Years in the making, the recent steady rise in drilling in the Powder River Basin of northeast Wyoming is generating excitement reminiscent of the early days of currently more-established US onshore oil plays.
The upturn in activity is resulting in double-digit production growth. Wells are bubbling over with oil, and operators are bubbling over with enthusiasm. This has been most evident in recent industry presentations, where decision makers from the basin’s exclusive club of operators have gushed over what is becoming a core asset in their portfolios.

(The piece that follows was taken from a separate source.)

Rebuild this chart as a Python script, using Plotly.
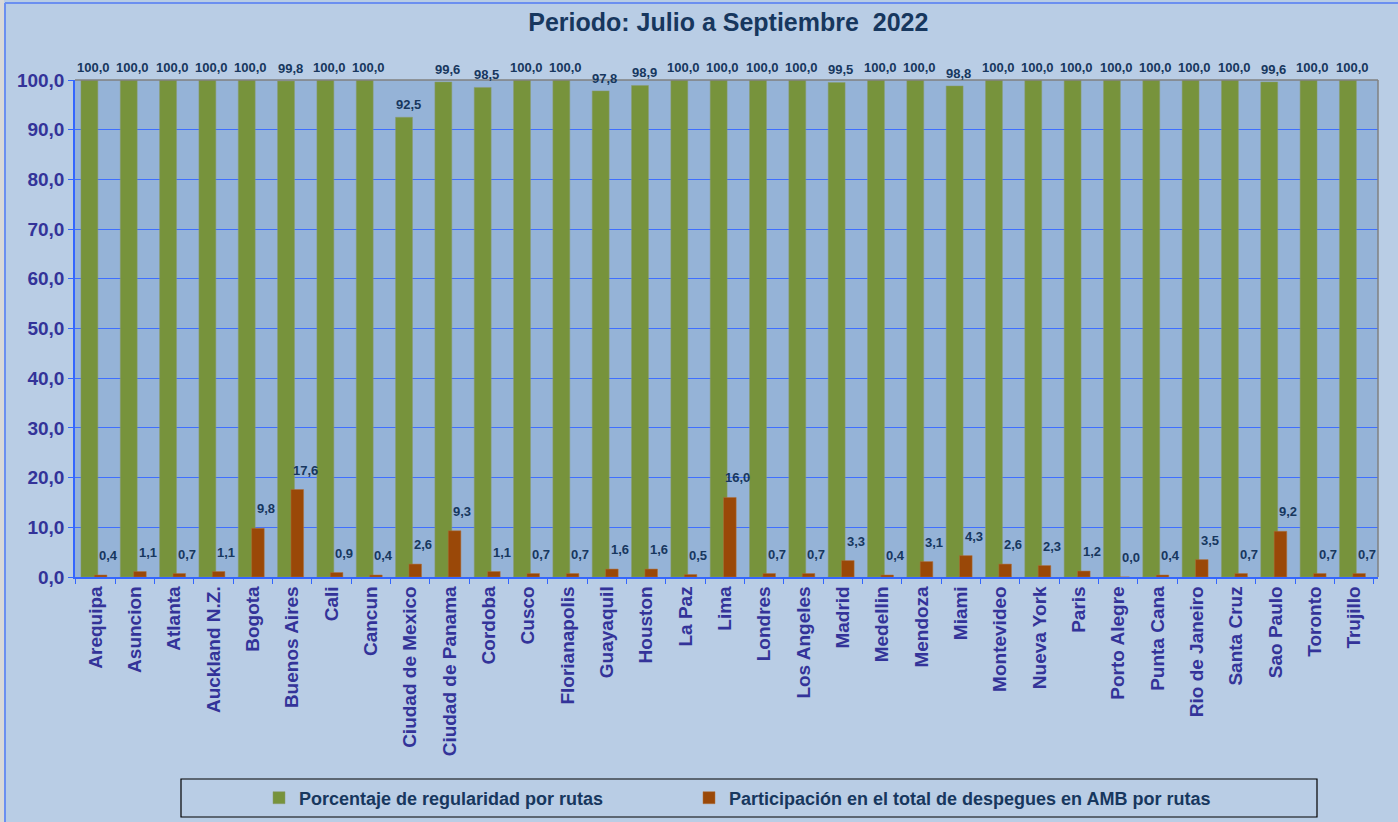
import plotly.graph_objects as go

cities = ["Arequipa", "Asuncion", "Atlanta", "Auckland N.Z.", "Bogota", "Buenos Aires", "Cali", "Cancun",
          "Ciudad de Mexico", "Ciudad de Panama", "Cordoba", "Cusco", "Florianapolis", "Guayaquil", "Houston",
          "La Paz", "Lima", "Londres", "Los Angeles", "Madrid", "Medellin", "Mendoza", "Miami", "Montevideo",
          "Nueva York", "Paris", "Porto Alegre", "Punta Cana", "Rio de Janeiro", "Santa Cruz", "Sao Paulo",
          "Toronto", "Trujillo"]
regularidad = [100.0, 100.0, 100.0, 100.0, 100.0, 99.8, 100.0, 100.0, 92.5, 99.6, 98.5, 100.0, 100.0, 97.8, 98.9,
               100.0, 100.0, 100.0, 100.0, 99.5, 100.0, 100.0, 98.8, 100.0, 100.0, 100.0, 100.0, 100.0, 100.0,
               100.0, 99.6, 100.0, 100.0]
participacion = [0.4, 1.1, 0.7, 1.1, 9.8, 17.6, 0.9, 0.4, 2.6, 9.3, 1.1, 0.7, 0.7, 1.6, 1.6, 0.5, 16.0, 0.7, 0.7,
                 3.3, 0.4, 3.1, 4.3, 2.6, 2.3, 1.2, 0.0, 0.4, 3.5, 0.7, 9.2, 0.7, 0.7]

GREEN = "#77933C"
BROWN = "#9A4808"
LABEL = "#17375E"
AXIS_TXT = "#333399"
FONT = "Liberation Sans, Arial, sans-serif"

W, H = 1398, 822
L, R, T, B = 75, 20, 80, 245
PW, PH = W - L - R, H - T - B

def px(x):
    return (x - L) / PW

def py(y):
    return (H - B - y) / PH

def fmt(v):
    return f"{v:.1f}".replace(".", ",")

fig = go.Figure()
fig.add_trace(go.Bar(
    x=cities, y=regularidad, name="Porcentaje de regularidad por rutas",
    marker=dict(color=GREEN, line=dict(color="#8A9A70", width=0.5)),
    width=0.43, offset=-0.37, legend="legend",
))
fig.add_trace(go.Bar(
    x=cities, y=participacion, name="Participación en el total de despegues en AMB por rutas",
    marker=dict(color=BROWN, line=dict(color="#B0703A", width=0.5)),
    width=0.32, offset=-0.03, legend="legend2",
))

annotations = []
for c, v in zip(cities, regularidad):
    annotations.append(dict(x=c, y=v, xref="x", yref="y", text=fmt(v), showarrow=False,
                            xanchor="center", yanchor="bottom", xshift=-2, yshift=3,
                            font=dict(family=FONT, size=13, color=LABEL, weight="bold")))
for c, v in zip(cities, participacion):
    annotations.append(dict(x=c, y=v, xref="x", yref="y", text=fmt(v), showarrow=False,
                            xanchor="center", yanchor="bottom", xshift=13, yshift=10,
                            font=dict(family=FONT, size=13, color=LABEL, weight="bold")))

legend_font = dict(family="Liberation Sans Narrow, Arial Narrow, Liberation Sans, sans-serif", size=18,
                   color=LABEL, weight="bold")

fig.update_layout(
    width=W, height=H,
    paper_bgcolor="#B9CDE5", plot_bgcolor="#95B3D7",
    separators=",.",
    barmode="overlay",
    margin=dict(l=L, r=R, t=T, b=B, autoexpand=False),
    title=dict(text="Periodo: Julio a Septiembre&nbsp;&nbsp;2022", x=0.521, xanchor="center", y=0.973,
               yanchor="middle", font=dict(family=FONT, size=25, color="#17375E", weight="bold")),
    showlegend=True,
    legend=dict(orientation="h", x=px(259), xanchor="left", y=py(798), yanchor="middle",
                bgcolor="rgba(0,0,0,0)", font=legend_font, itemwidth=30),
    legend2=dict(orientation="h", x=px(689), xanchor="left", y=py(798), yanchor="middle",
                 bgcolor="rgba(0,0,0,0)", font=legend_font, itemwidth=30),
    annotations=annotations,
    shapes=[
        dict(type="rect", xref="paper", yref="paper", x0=px(181), x1=px(1317),
             y0=py(817), y1=py(779), line=dict(color="black", width=1.2), layer="below"),
        dict(type="line", xref="paper", yref="paper", x0=0, x1=1, y0=1, y1=1, line=dict(color="#808080", width=1.5)),
        dict(type="line", xref="paper", yref="paper", x0=1, x1=1, y0=0, y1=1, line=dict(color="#808080", width=1.5)),
        dict(type="line", xref="paper", yref="paper", x0=px(5), x1=px(1398),
             y0=py(3), y1=py(3), line=dict(color="#6B8FF0", width=2)),
        dict(type="line", xref="paper", yref="paper", x0=px(5), x1=px(5),
             y0=py(3), y1=py(822), line=dict(color="#6B8FF0", width=2)),
        dict(type="rect", xref="paper", yref="paper", x0=px(0), x1=px(4),
             y0=py(822), y1=py(0), fillcolor="#D9D9D9", line=dict(width=0)),
    ],
)

fig.update_xaxes(
    type="category", tickangle=-90, tickson="boundaries",
    ticks="outside", ticklen=5, tickcolor="#3366FF",
    showline=True, linecolor="#3366FF", linewidth=1.5,
    showgrid=False, automargin=False,
    tickfont=dict(family=FONT, size=19, color=AXIS_TXT, weight="bold"),
)
fig.update_yaxes(
    range=[0, 100], dtick=10, tickformat=".1f",
    ticks="outside", ticklen=5, tickcolor="#3366FF",
    showline=True, linecolor="#3366FF", linewidth=1.5,
    showgrid=True, gridcolor="#3F6FFF", gridwidth=1,
    zeroline=False, automargin=False,
    tickfont=dict(family=FONT, size=19, color=AXIS_TXT, weight="bold"),
)

fig.write_html("out.html", config={"displayModeBar": False},
               post_script="document.body.style.margin='0';document.body.style.overflow='hidden';")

Given the basin’s oil richness, multiple stacked horizons, and well performance and economics, “we think it’s comparable and competitive with the big-name basins—whether it’s the Permian, SCOOP, or STACK,” Joseph DeDominic, president and chief operating officer of Anschutz Exploration, said at a recent SPE Gulf Coast Section meeting on the basin.
“This is what really gets us excited—the fact that you have 5,000 ft of stacked pay which is very similar to what you see in the other basins,” generating a high-dollar amount per acre, said Aaron Ketter, vice president of Devon’s Rockies business unit, during the same event. Formations are “highly economical” at $50/bbl and under, he said, with the heart of the Turner zone sometimes breaking even in the high $30s/bbl.
Traditionally known for its prolific coal production, the Powder River Basin’s potential for oil became a stronger point of focus in the industry about a decade ago. Operators began moving in on the region, rigs in tow, collecting limited but valuable data on its formations. When the commodity price downturn struck the industry during 2014–2016, operators pulled back investment, resulting in the basin’s failure to launch.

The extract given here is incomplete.